For China though, the lack of regional engagement is understandable. Whereas most of China’s Belt and Road policies are geoeconomic, the China-Azerbaijan relationship is geopolitical. China has no need for Azerbaijan hydrocarbon exports as China’s regional sources are Turkmenistan and Russia for gas, Iran for oil. Azerbaijan is though a key node in the Middle Corridor transport corridor with China. However while the Middle Corridor rail freight system is important to China, it has largely been left to the regional economies themselves to develop. China’s strategic interests in Azerbaijan are thus centred not on the utility of regional access itself, but rather on future scenarios of other states’ access, Russia in the Caspian Sea, the European Union in Adriatic gas, and Turkey via the rail freight system. Yet while much of the Belt and Road is designed to circumvent reliance on Russia, but China still lacks the Turkey competence to develop a viable regional geoeconomic presence.

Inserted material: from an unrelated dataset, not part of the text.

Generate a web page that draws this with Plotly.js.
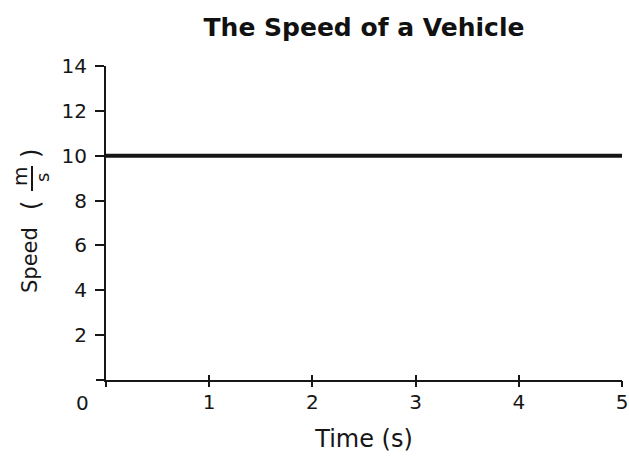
<!DOCTYPE html>
<html>
<head>
<meta charset="utf-8">
<script src="https://cdn.plot.ly/plotly-3.0.1.min.js"></script>
<style>html,body{margin:0;padding:0;background:#fff;}#chart{width:629px;height:457px;}</style>
</head>
<body>
<div id="chart"></div>
<script>
const timeS = [0, 1, 2, 3, 4, 5];
const speedMS = [10, 10, 10, 10, 10, 10];
const xTickVals = [1, 2, 3, 4, 5];
const xTickText = ['1', '2', '3', '4', '5'];
const yTickVals = [2, 4, 6, 8, 10, 12, 14];
const yTickText = ['2', '4', '6', '8', '10', '12', '14'];

const FONT = 'DejaVu Sans, Liberation Sans, Arial, sans-serif';
const INK = '#161616';
const L = 106, R = 622, T = 66, B = 380, W = 629, H = 457;
const px = x => (x - L) / (R - L);
const py = y => (B - y) / (B - T);

const data = [
  {x: timeS, y: speedMS, type: 'scatter', mode: 'lines', line: {color: INK, width: 4}, hoverinfo: 'skip', cliponaxis: false},
  {x: timeS, y: speedMS, xaxis: 'x2', type: 'scatter', mode: 'lines', line: {color: 'rgba(0,0,0,0)', width: 0}, hoverinfo: 'skip', showlegend: false}
];

const layout = {
  width: W, height: H,
  margin: {l: L, r: W - R, t: T, b: H - B, pad: 0},
  paper_bgcolor: '#fff', plot_bgcolor: '#fff',
  showlegend: false,
  font: {family: FONT, size: 20, color: INK},
  title: {text: 'The Speed of a Vehicle', font: {family: FONT, size: 25, color: '#111', weight: 'bold'}, xref: 'paper', x: 0.5, xanchor: 'center', y: 1 - 27 / H, yanchor: 'middle'},
  xaxis: {
    range: [0, 5], tickvals: xTickVals, ticktext: xTickText,
    ticks: 'inside', ticklen: 5, tickwidth: 2, tickcolor: INK, ticklabelstandoff: 3,
    showline: true, linecolor: INK, linewidth: 2, showgrid: false, zeroline: false,
    tickfont: {family: FONT, size: 20, color: INK},
    title: {text: 'Time (s)', font: {family: FONT, size: 24, color: INK}, standoff: 17}
  },
  xaxis2: {
    range: [0, 5], overlaying: 'x', anchor: 'y', side: 'bottom', tickvals: [0].concat(xTickVals),
    ticks: 'outside', ticklen: 6, tickwidth: 2, tickcolor: INK,
    showticklabels: false, showline: false, showgrid: false, zeroline: false
  },
  yaxis: {
    range: [0, 14], tickvals: yTickVals, ticktext: yTickText,
    ticks: 'outside', ticklen: 9, tickwidth: 2, tickcolor: INK, ticklabelstandoff: 4,
    showline: true, linecolor: INK, linewidth: 2, showgrid: false, zeroline: false,
    tickfont: {family: FONT, size: 20, color: INK}
  },
  shapes: [
    {type: 'line', xref: 'paper', yref: 'paper', x0: px(96), x1: 0, y0: 0, y1: 0, line: {color: INK, width: 2}},
    {type: 'line', xref: 'paper', yref: 'paper', x0: 0, x1: 0, y0: py(380), y1: py(385), line: {color: INK, width: 2}},
    {type: 'line', xref: 'paper', yref: 'paper', x0: px(32), x1: px(32), y0: py(166), y1: py(191), line: {color: INK, width: 2}}
  ],
  annotations: [
    {text: '0', xref: 'paper', yref: 'paper', x: px(82), y: py(403), xanchor: 'center', yanchor: 'middle', showarrow: false, font: {family: FONT, size: 20, color: INK}},
    {text: 'Speed', xref: 'paper', yref: 'paper', x: px(30), y: py(260), xanchor: 'center', yanchor: 'middle', textangle: -90, showarrow: false, font: {family: FONT, size: 21, color: INK}},
    {text: '(', xref: 'paper', yref: 'paper', x: px(31), y: py(206), xanchor: 'center', yanchor: 'middle', textangle: -90, showarrow: false, font: {family: FONT, size: 24, color: INK}},
    {text: 'm', xref: 'paper', yref: 'paper', x: px(20), y: py(177), xanchor: 'center', yanchor: 'middle', textangle: -90, showarrow: false, font: {family: FONT, size: 20, color: INK}},
    {text: 's', xref: 'paper', yref: 'paper', x: px(42), y: py(178), xanchor: 'center', yanchor: 'middle', textangle: -90, showarrow: false, font: {family: FONT, size: 18, color: INK}},
    {text: ')', xref: 'paper', yref: 'paper', x: px(31), y: py(154), xanchor: 'center', yanchor: 'middle', textangle: -90, showarrow: false, font: {family: FONT, size: 24, color: INK}}
  ]
};

Plotly.newPlot('chart', data, layout, {staticPlot: true, displayModeBar: false});
</script>
</body>
</html>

China has little political risk exposure in the South Caucasus. But the negative space of China’s geoeconomic policy in the Caspian and Black Sea geographies is indicative of the policy disjointedness of the Belt and Road. There is now an ideological vacuum in China’s foreign policy which prohibits policy-makers from crafting discourses for the states and regions involved. Azerbaijan in 2020 was a Belt and Road node which demonstrated that China does not have the political risk architecture in place to manage the multivariate policy outcomes present in the Belt and Road hyperpolicy. As the South Caucasus becomes more important for both the European Union’s energy security, and a deepening Russia-Turkey geopolitical contretemps, China will continue to struggle to form geoeconomic policy for the Eurasian Belt and Road economies as long as these states hold little economic or narrative legitimising power.